Return to Czechoslovakia

“First time we went there was literally a few weeks after the revolution, and I could not even believe when my dad said ‘Come back, come and visit. It’s no problem’ because when I had defected it was some kind of criminal offense by the laws of Czechoslovakia of that time, which eventually got deleted. [I said] ‘Technically the police are looking for me there, so it would be especially kind of stupid to go there, right?’ ‘No, don’t worry. It’s completely different, nobody cares. It’s completely free, everything changed.’ It was really, really hard to believe.”

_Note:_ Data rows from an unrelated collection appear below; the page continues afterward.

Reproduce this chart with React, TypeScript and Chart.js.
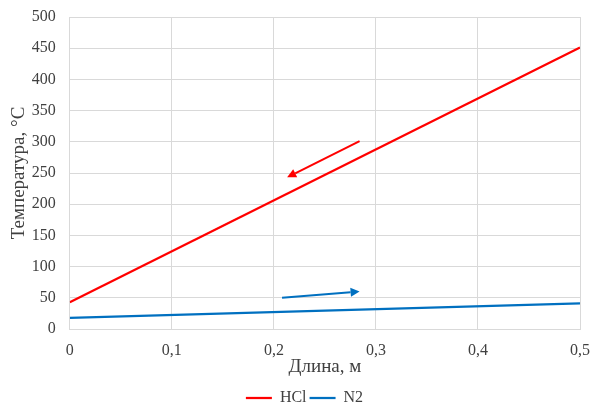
import React, { useEffect, useRef } from "react";
import { Chart, registerables } from "chart.js";

Chart.register(...registerables);

const xValues = [0, 0.5];
const hclValues = [43, 451];
const n2Values = [18, 41];
const seriesNames = ["HCl", "N2"];
const xTickLabelsDecimalSep = ",";
// arrows: [x1, y1, x2, y2] from tail to head, in data units
const hclArrow = [0.284, 301, 0.213, 243];
const n2Arrow = [0.208, 50, 0.284, 60];

const RED = "#ff0000";
const BLUE = "#0070c0";
const TXT = "#404040";
const FONT = "'Liberation Serif', 'Times New Roman', serif";

const arrowPlugin = {
  id: "arrows",
  afterDatasetsDraw(chart: any) {
    const { ctx, scales } = chart;
    const xs = scales.x;
    const ys = scales.y;
    const draw = (a: number[], color: string) => {
      const x1 = xs.getPixelForValue(a[0]);
      const y1 = ys.getPixelForValue(a[1]);
      const x2 = xs.getPixelForValue(a[2]);
      const y2 = ys.getPixelForValue(a[3]);
      const ang = Math.atan2(y2 - y1, x2 - x1);
      const hl = 9;
      const hw = 4.5;
      const bx = x2 - hl * Math.cos(ang);
      const by = y2 - hl * Math.sin(ang);
      ctx.save();
      ctx.strokeStyle = color;
      ctx.fillStyle = color;
      ctx.lineWidth = 2;
      ctx.beginPath();
      ctx.moveTo(x1, y1);
      ctx.lineTo(bx, by);
      ctx.stroke();
      ctx.beginPath();
      ctx.moveTo(x2, y2);
      ctx.lineTo(bx + hw * Math.sin(ang), by - hw * Math.cos(ang));
      ctx.lineTo(bx - hw * Math.sin(ang), by + hw * Math.cos(ang));
      ctx.closePath();
      ctx.fill();
      ctx.restore();
    };
    draw(hclArrow, RED);
    draw(n2Arrow, BLUE);
  },
};

export default function App() {
  const ref = useRef<HTMLCanvasElement>(null);
  useEffect(() => {
    document.body.style.margin = "0";
    const chart = new Chart(ref.current!, {
      type: "scatter",
      data: {
        datasets: [
          {
            label: seriesNames[0],
            data: xValues.map((x, i) => ({ x, y: hclValues[i] })),
            borderColor: RED,
            backgroundColor: RED,
            showLine: true,
            borderWidth: 2.25,
            pointRadius: 0,
          },
          {
            label: seriesNames[1],
            data: xValues.map((x, i) => ({ x, y: n2Values[i] })),
            borderColor: BLUE,
            backgroundColor: BLUE,
            showLine: true,
            borderWidth: 2.25,
            pointRadius: 0,
          },
        ],
      },
      options: {
        animation: false,
        responsive: false,
        layout: { autoPadding: false, padding: { top: 17, right: 12, left: 29, bottom: -13 } },
        plugins: {
          tooltip: { enabled: false },
          legend: {
            position: "bottom",
            labels: {
              usePointStyle: true,
              pointStyle: "line",
              pointStyleWidth: 26,
              color: TXT,
              font: { family: FONT, size: 16 },
              padding: 3,
            },
          },
        },
        scales: {
          x: {
            type: "linear",
            min: 0,
            max: 0.5,
            afterFit: (s: any) => {
              s.paddingRight = 0;
            },
            ticks: {
              stepSize: 0.1,
              color: TXT,
              font: { family: FONT, size: 16 },
              padding: 12,
              callback: (v: any) =>
                String(Math.round(Number(v) * 10) / 10).replace(".", xTickLabelsDecimalSep),
            },
            grid: { color: "#d9d9d9", drawTicks: false },
            border: { color: "#d9d9d9" },
            title: {
              display: true,
              text: "Длина, м",
              color: TXT,
              font: { family: FONT, size: 19 },
              padding: { top: -17, bottom: 9 },
            },
          },
          y: {
            min: 0,
            max: 500,
            afterFit: (s: any) => {
              s.paddingTop = 0;
            },
            ticks: {
              stepSize: 50,
              color: TXT,
              font: { family: FONT, size: 16 },
              padding: 14,
            },
            grid: { color: "#d9d9d9", drawTicks: false },
            border: { color: "#d9d9d9" },
            title: {
              display: true,
              text: "Температура, °C",
              color: TXT,
              font: { family: FONT, size: 19 },
              padding: { top: -21, bottom: -13 },
            },
          },
        },
      },
      plugins: [arrowPlugin],
    } as any);
    return () => chart.destroy();
  }, []);
  return (
    <div style={{ position: "absolute", left: 0, top: 0, width: 592, height: 403, background: "#fff" }}>
      <canvas ref={ref} width={592} height={403} />
    </div>
  );
}
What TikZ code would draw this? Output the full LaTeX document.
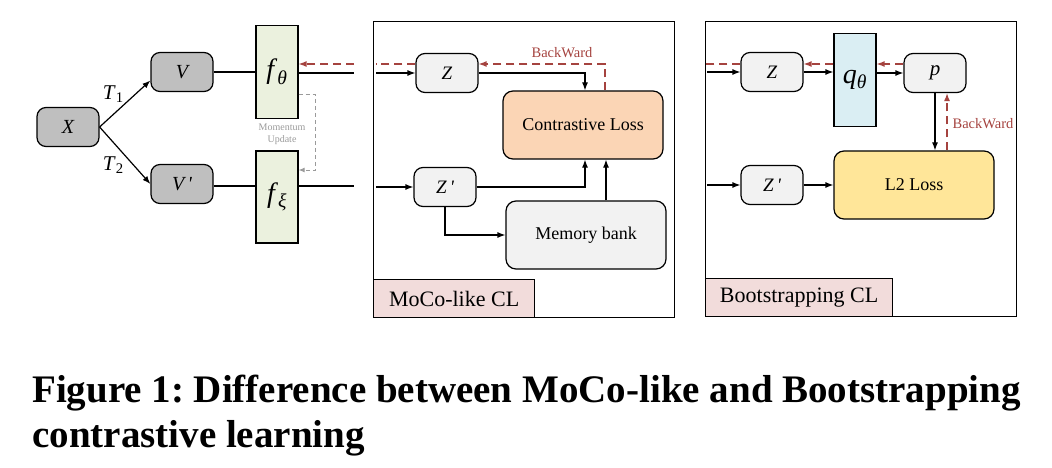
\documentclass[tikz,border=0pt]{standalone}
\usepackage{fontspec}
\setmainfont{Liberation Serif}
\usepackage{tikz}
\usetikzlibrary{positioning}
\usetikzlibrary{arrows.meta}
\usetikzlibrary{calc}

\definecolor{viewgray}{HTML}{BFBFBF}
\definecolor{embgray}{HTML}{F2F2F2}
\definecolor{encgreen}{HTML}{EBF1DE}
\definecolor{predblue}{HTML}{DAEEF3}
\definecolor{losspeach}{HTML}{FBD5B5}
\definecolor{lossyellow}{HTML}{FFE699}
\definecolor{tagpink}{HTML}{F2DCDB}
\definecolor{backred}{HTML}{A5433F}
\definecolor{momgray}{HTML}{9A9A9A}

\tikzset{
    view/.style={draw, line width=1.2pt, rounded corners=9pt, fill=viewgray,
        minimum width=62pt, minimum height=39pt, font=\fontsize{20}{22}\selectfont\itshape},
    emb/.style={view, fill=embgray, font=\fontsize{19}{22}\selectfont\itshape},
    enc/.style={draw, line width=1.2pt, fill=encgreen, minimum width=42pt,
        minimum height=93pt, font=\fontsize{28}{30}\selectfont},
    loss/.style={draw, line width=1.2pt, rounded corners=10pt, minimum width=160pt,
        minimum height=68pt, font=\fontsize{18}{20}\selectfont},
    panel/.style={draw, line width=1.2pt},
    tag/.style={draw, line width=1.2pt, fill=tagpink, anchor=south west,
        minimum height=38pt, font=\fontsize{22}{24}\selectfont},
    arr/.style={line width=1.2pt, -{Latex[length=8pt,width=6pt]}},
    link/.style={line width=1.2pt},
    back/.style={line width=1.3pt, backred, dash pattern=on 8pt off 5pt},
    backarr/.style={back, -{Latex[length=8pt,width=6pt]}},
    mom/.style={line width=1pt, momgray, dash pattern=on 4pt off 3pt,
        -{Latex[length=6pt,width=5pt]}},
    bwtext/.style={text=backred, font=\fontsize{14.5}{16}\selectfont, inner sep=0pt},
}

\begin{document}
\frenchspacing
\begin{tikzpicture}[x=1pt, y=-1pt]
    \useasboundingbox (0,0) rectangle (1052,468);

    % views and encoders
    \node[view] (x) at (68,127) {X};
    \node[view] (v1) at (182,72) {V};
    \node[view] (v2) at (182,184) {V\,\textquotesingle};
    \node[enc] (fth) at (277,72) {\textit{f}\textsubscript{\textit{θ}}};
    \node[enc, minimum height=92pt] (fxi) at (277,197) {\textit{f}\textsubscript{\textit{ξ}}};

    \draw[arr] (x.east) -- (v1.195)
        node[midway, above left=1pt, inner sep=0pt, font=\fontsize{21}{22}\selectfont] (t1) {\textit{T}\textsubscript{1}};
    \draw[arr] (x.east) -- (v2.west)
        node[midway, below left=1pt, inner sep=0pt, font=\fontsize{21}{22}\selectfont] (t2) {\textit{T}\textsubscript{2}};
    \draw[link] (v1.east) -- (v1.east -| fth.west);
    \draw[link] ([yshift=-2pt]v2.east) -- ([yshift=-2pt]v2.east -| fxi.west);

    \coordinate (fthout) at (354,73);
    \coordinate (fxiout) at (354,186);
    \coordinate (fthback) at (354,64);
    \draw[link] (fth.east |- fthout) -- (fthout);
    \draw[link] (fxi.east |- fxiout) -- (fxiout);
    \draw[backarr] (fthback) -- (fthback -| fth.east);

    \draw[mom] ([yshift=-23pt]fth.east) -- ++(17,0) |- ([yshift=27pt]fxi.east);
    \node[text=momgray, align=center, font=\fontsize{10}{12}\selectfont] (momtext) at (282,134) {Momentum\\Update};

    % MoCo-like CL
    \node[panel, minimum width=301pt, minimum height=296pt, anchor=north west] (moco) at (373,21) {};
    \node[tag, minimum width=161pt] (mocotag) at (moco.south west) {MoCo-like CL};
    \node[emb] (z1) at (447,73) {Z};
    \node[emb] (z1p) at (445,187) {Z\,\textquotesingle};
    \node[loss, fill=losspeach] (closs) at (583,125) {Contrastive Loss};
    \node[loss, fill=embgray] (mbank) at (586,235) {Memory bank};

    \coordinate (mocoin1) at (376,73);
    \coordinate (mocoin2) at (376,187);
    \coordinate (mocoback) at (376,64);
    \draw[arr] (mocoin1) -- (z1.west);
    \draw[arr] (mocoin2) -- (z1p.west);
    \draw[back] ([yshift=9pt]z1.west) -- (mocoback);
    \draw[arr] (z1.east) -| ([xshift=2pt]closs.north);
    \draw[arr] (z1p.east) -| ([xshift=2pt]closs.south);
    \draw[arr] (z1p.south) |- (mbank.west);
    \draw[arr] ([xshift=20pt]mbank.north) -- ([xshift=20pt]mbank.north |- closs.south);
    \draw[backarr] ([xshift=22pt]closs.north) |- ([yshift=9pt]z1.east);
    \node[bwtext] (bw1) at (562,53) {BackWard};

    % Bootstrapping CL
    \node[panel, minimum width=311pt, minimum height=295pt, anchor=north west] (boot) at (705,21) {};
    \node[tag, minimum width=187pt] (boottag) at (boot.south west) {Bootstrapping CL};
    \node[emb] (z2) at (772,72) {Z};
    \node[enc, fill=predblue] (q) at (855,80) {\textit{q}\textsubscript{\textit{θ}}};
    \node[emb, font=\fontsize{21}{22}\selectfont\itshape] (p) at (935,73) {p};
    \node[emb] (z2p) at (772,185) {Z\,\textquotesingle};
    \node[loss, fill=lossyellow] (l2) at (914,185) {L2 Loss};

    \coordinate (bootin1) at (707,72);
    \coordinate (bootin2) at (707,185);
    \coordinate (bootback) at (706,64);
    \draw[arr] (bootin1) -- (z2.west);
    \draw[arr] (bootin2) -- (z2p.west);
    \draw[arr] (z2.east) -- (z2.east -| q.west);
    \draw[arr] (q.east |- p.west) -- (p.west);
    \draw[back] ([yshift=8pt]z2.west) -- (bootback);
    \draw[backarr] ([yshift=8pt]z2.east -| q.west) -- ([yshift=8pt]z2.east);
    \draw[backarr] ([yshift=9pt]p.west) -- ([yshift=9pt]p.west -| q.east);
    \draw[arr] (p.south) -- (p.south |- l2.north);
    \draw[backarr] ([xshift=12pt]p.south |- l2.north) -- ([xshift=12pt]p.south);
    \node[bwtext] (bw2) at (983,124) {BackWard};
    \draw[arr] (z2p.east) -- (l2.west);

    % caption
    \node[anchor=base west, inner sep=0pt, font=\fontsize{39}{44}\selectfont\bfseries] (cap1) at (32,402)
        {Figure 1: Difference between MoCo-like and Bootstrapping};
    \node[anchor=base west, inner sep=0pt, font=\fontsize{39}{44}\selectfont\bfseries] (cap2) at (32,447)
        {contrastive learning};
\end{tikzpicture}
\end{document}
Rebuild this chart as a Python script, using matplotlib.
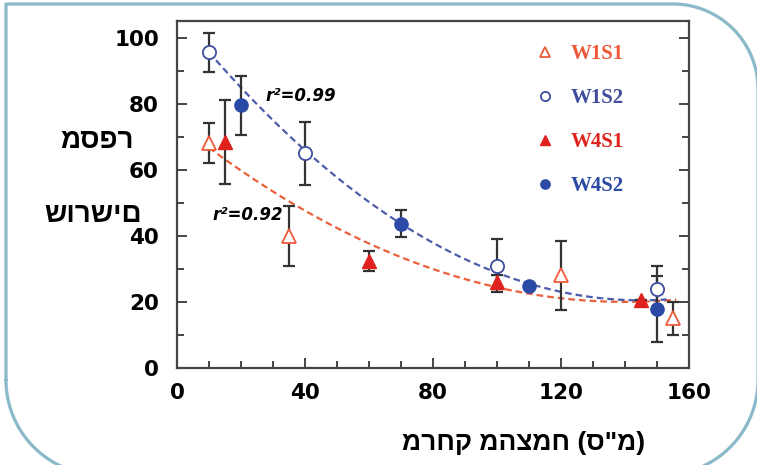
from matplotlib import pyplot as plt
from matplotlib.lines import Line2D
import numpy as np

# distance from plant (cm) / number of roots, four treatments
w1s1_x = [10, 35, 120, 155]
w1s1_y = [68, 40, 28, 15]
w1s1_err = [6, 9, 10.5, 5]

w1s2_x = [10, 40, 100, 150]
w1s2_y = [95.5, 65, 31, 24]
w1s2_err = [6, 9.5, 8, 7]

w4s1_x = [15, 60, 100, 145]
w4s1_y = [68.5, 32.5, 26, 20.5]
w4s1_err = [12.7, 3, 2, 0]

w4s2_x = [20, 70, 110, 150]
w4s2_y = [79.5, 43.7, 24.7, 17.8]
w4s2_err = [9, 4, 0, 10]

# quadratic trend lines (coefficients high -> low) and their x-range
fit_s1 = [0.00276, -0.7728, 74.1]
fit_s1_range = (10, 156)
fit_s1_label = "r²=0.92"
fit_s2 = [0.00412, -1.1948, 107.1]
fit_s2_range = (10, 153)
fit_s2_label = "r²=0.99"

x_ticks = [0, 40, 80, 120, 160]
y_ticks = [0, 20, 40, 60, 80, 100]
x_title = 'מרחק מהצמח (ס"מ)'
y_title = ["מספר", "שורשים"]

RED_LINE = "#e9603c"
RED_OPEN = "#ec5a3a"
RED_FILL = "#e0221e"
BLUE_LINE = "#4d5ca8"
BLUE_OPEN = "#3e4d9e"
BLUE_FILL = "#2b4aa6"
ERR = "#333333"

plt.rcParams["font.family"] = ["DejaVu Sans"]

fig = plt.figure(figsize=(7.57, 4.65), dpi=100, facecolor="white")

# rounded frame around the whole figure, in pixel coordinates
bg = fig.add_axes([0, 0, 1, 1], zorder=-1)
bg.set_xlim(0, 757)
bg.set_ylim(465, 0)
bg.axis("off")
t = np.linspace(0, np.pi / 2, 40)
fx = np.concatenate([[6, 6, 673], 673 + 85 * np.sin(t), [758], 663 + 95 * np.cos(t),
                     101 - 95 * np.sin(t)])
fy = np.concatenate([[380, 4, 4], 89 - 85 * np.cos(t), [380], 380 + 95 * np.sin(t),
                     380 + 95 * np.cos(t)])
bg.plot(fx, fy, color="#8ab9c9", lw=2.3, clip_on=False, solid_capstyle="round")

ax = fig.add_axes([0.2338, 0.2086, 0.6764, 0.7462])

# trend lines
for coef, (x0, x1), col in [(fit_s1, fit_s1_range, RED_LINE), (fit_s2, fit_s2_range, BLUE_LINE)]:
    xx = np.linspace(x0, x1, 200)
    ax.plot(xx, np.polyval(coef, xx), color=col, lw=1.6, ls=(0, (3, 1.8)), zorder=2)

ebkw = dict(ecolor=ERR, elinewidth=1.6, capsize=4, capthick=1.6, ls="none", zorder=3)
series = [
    (w1s1_x, w1s1_y, w1s1_err, "W1S1", dict(marker="^", ms=10, mfc="white", mec=RED_OPEN, mew=1.3)),
    (w1s2_x, w1s2_y, w1s2_err, "W1S2", dict(marker="o", ms=9.5, mfc="white", mec=BLUE_OPEN, mew=1.3)),
    (w4s1_x, w4s1_y, w4s1_err, "W4S1", dict(marker="^", ms=9.5, mfc=RED_FILL, mec=RED_FILL)),
    (w4s2_x, w4s2_y, w4s2_err, "W4S2", dict(marker="o", ms=9.5, mfc=BLUE_FILL, mec=BLUE_FILL)),
]
handles = []
for x, y, err, name, mk in series:
    ax.errorbar(x, y, yerr=err, **ebkw)
    ax.plot(x, y, ls="none", zorder=4, **mk)
    handles.append(Line2D([], [], ls="none", label=name, **mk))

leg = ax.legend(handles=handles, loc="upper left", bbox_to_anchor=(0.703, 0.934),
                frameon=False, markerscale=0.7, handlelength=0.8, handletextpad=0.8,
                labelspacing=1.16, borderpad=0, borderaxespad=0,
                prop=dict(family="Liberation Serif", weight="bold", size=15))
for txt, h in zip(leg.get_texts(), handles):
    txt.set_color(h.get_markeredgecolor())

ax.text(27.5, 82.4, fit_s2_label, fontsize=12, fontweight="bold", fontstyle="italic",
        va="center", ha="left")
ax.text(11.2, 46.4, fit_s1_label, fontsize=12, fontweight="bold", fontstyle="italic",
        va="center", ha="left")

ax.set_xlim(0, 160)
ax.set_ylim(0, 105)
ax.set_xticks(x_ticks)
ax.set_yticks(y_ticks)
ax.set_xticks(np.arange(0, 161, 10), minor=True)
ax.set_yticks(np.arange(0, 101, 10), minor=True)
ax.tick_params(which="both", direction="in", top=False, right=True, color="#444444", width=1.4)
ax.tick_params(which="major", length=7)
ax.tick_params(which="minor", length=5)
ax.tick_params(axis="x", pad=11, labelsize=15.5)
ax.tick_params(axis="y", pad=13, labelsize=15.5)
for lab in ax.get_xticklabels() + ax.get_yticklabels():
    lab.set_fontweight("bold")
for sp in ax.spines.values():
    sp.set_color("#444444")
    sp.set_linewidth(1.6)

# axis titles, hebrew
title_font = dict(fontweight="bold", family="Liberation Sans", ha="center", va="center")
fig.text(524 / 757, 1 - 443 / 465, x_title, fontsize=19, **title_font)
fig.text(97 / 757, 1 - 141 / 465, y_title[0], fontsize=20, **title_font)
fig.text(93 / 757, 1 - 215 / 465, y_title[1], fontsize=20, **title_font)

fig.savefig("out.png", dpi=100, facecolor="white")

“The lasting memory of that trip – apart from the fact that everything was dirt cheap because the dollar had such great buying power at that time. But the lasting memory of that trip was that Slovaks were so relaxed, and Czechs for that matter too. But people in that country were just so relaxed, so at ease. Now, I must say, that was then, and I’ve been to Slovakia several times since, and this easiness more or less is gone. I don’t see it there anymore. No doubt, it’s far, far better than it was under communism, far, far better, no doubt. But I’m just saying that there was that one period where people were just so happy, so helpful, so friendly to each other.”